Christianity and celebrating Matariki?

OPINION: Dr Stuart Laing.

Many people in Aotearoa New Zealand would agree it is appropriate that we now have a public holiday that reflects the traditional culture of this nation’s indigenous people.

The winter appearance of the Matariki constellation (Pleiades) marked the Māori New Year. This is often broadly explained as a time a time of harvest and of planting, of remembering those who have died in the last year, of celebrating our loved ones, and of looking ahead in hope.

Such general themes likely resonate with most people, and are not inconsistent with Christian faith.

However, what makes Matariki complicated for Christians – Māori or otherwise – is that this festival was traditionally associated with mythological stories about the Matariki stars as deities, and incantations and ritual thank offerings of food to those divinised Matariki stars.

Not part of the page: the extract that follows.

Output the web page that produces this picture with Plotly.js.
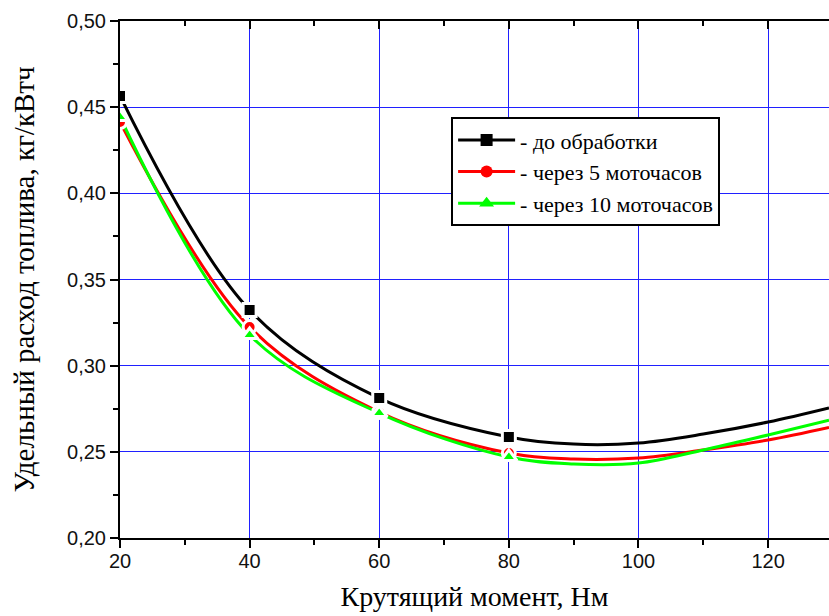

Obviously, Christians cannot ever recognise stars as divine entities (Deuteronomy 4:19 expressly forbids that), and in Exodus 20:3 the First Commandment insists that believers must recognise ‘no other god’.

Christians can give thanks and praise only to the one true and living God, who created both the heavens (stars) and the earth (Gen.1:1). When we gaze at the stars, and see afresh the grandeur and beauty of nature, our only response can be to worship the infinite and glorious Creator God who made all things (Psalms 19:1, 8:1,3,9).

As we wrote last year: ‘Every culture in the world has aspects which are positive and good, and every culture (including Western culture) has aspects which are harmful and idolatrous. All Christians need to be spiritually discerning about their own culture, and every culture needs transformation through Christ’.

Across the world, syncretism (i.e. mixing one religion with elements of another) is a common phenomenon. Christians in some cultures sometimes mix their faith with elements of pre-Christian beliefs and practices, and western Christians often syncretise their faith with secular values and ideologies. Whatever our background and culture, let us all worship Christ alone (Rev. 5:13)!

Dr Stuart Laing is Chairman of the New Zealand Christian Network.